The Trades Union Congress (TUC) has this week accepted the Musicians' Union (MU), motion that professional musicians shouldn’t be expected to work for free under any circumstances.
General Secretary of the MU John Smith said: “The MU believes that too many people seem to think that music and entertainment are a hobby rather than a career, and are unaware of the years of training and hard work that it takes to become a professional performer.

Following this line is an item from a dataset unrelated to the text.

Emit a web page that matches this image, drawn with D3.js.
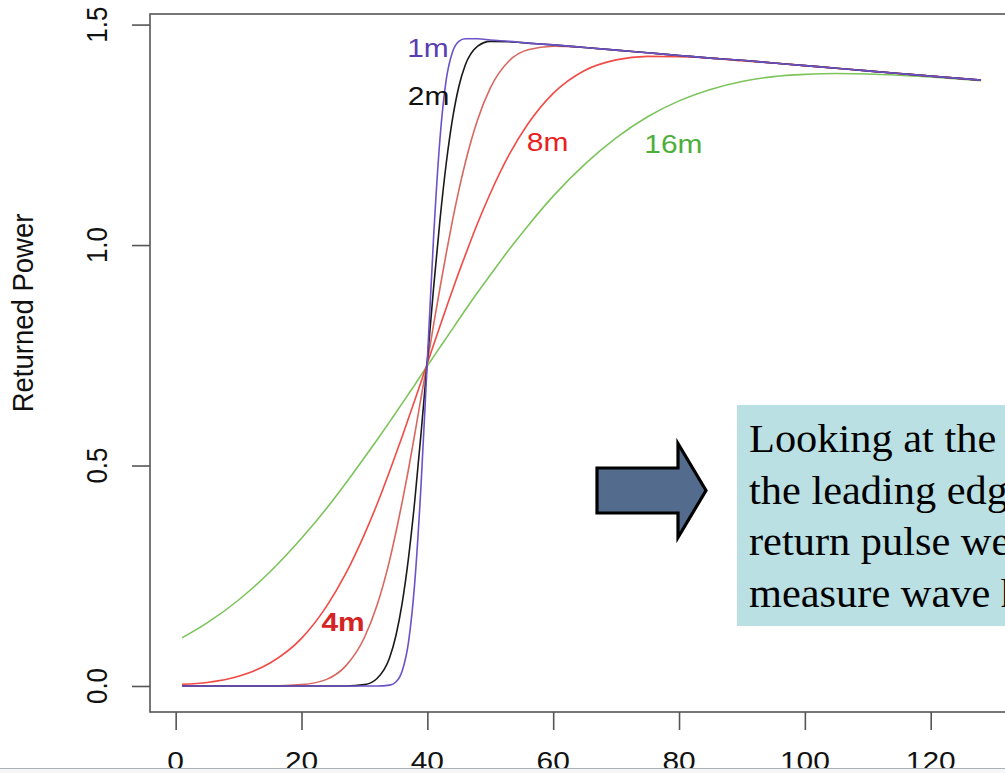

This leads to performers being asked or expected to work for free in far too many instances”.
Smith went on to say that Olympic events had brought the issue to the forefront again with many reports of musicians asked to play events connected to the games for no fee, despite an agreement between the MU and LOCOG that this wouldn’t happen.
Presumably, Smith isn’t referring to Sir Paul McCartney’s previously reported peppercorn fee of £1 to play the opening ceremony (some would say that the former Beatle got a good deal).
An article on the MU site illustrates that this is an ongoing issue, with Café Rouge organising various charity events on 18 September and asking musicians to play for no fee.
Smith commented: “As soon as the word ‘ charity’ comes up people think it's ok not to pay people, but the reality is that it always seems to be the musicians who are asked to work for free and no-one else, which is very unfair”.
The Trades Union Congress was held in Brighton this year and finished yesterday (12 September).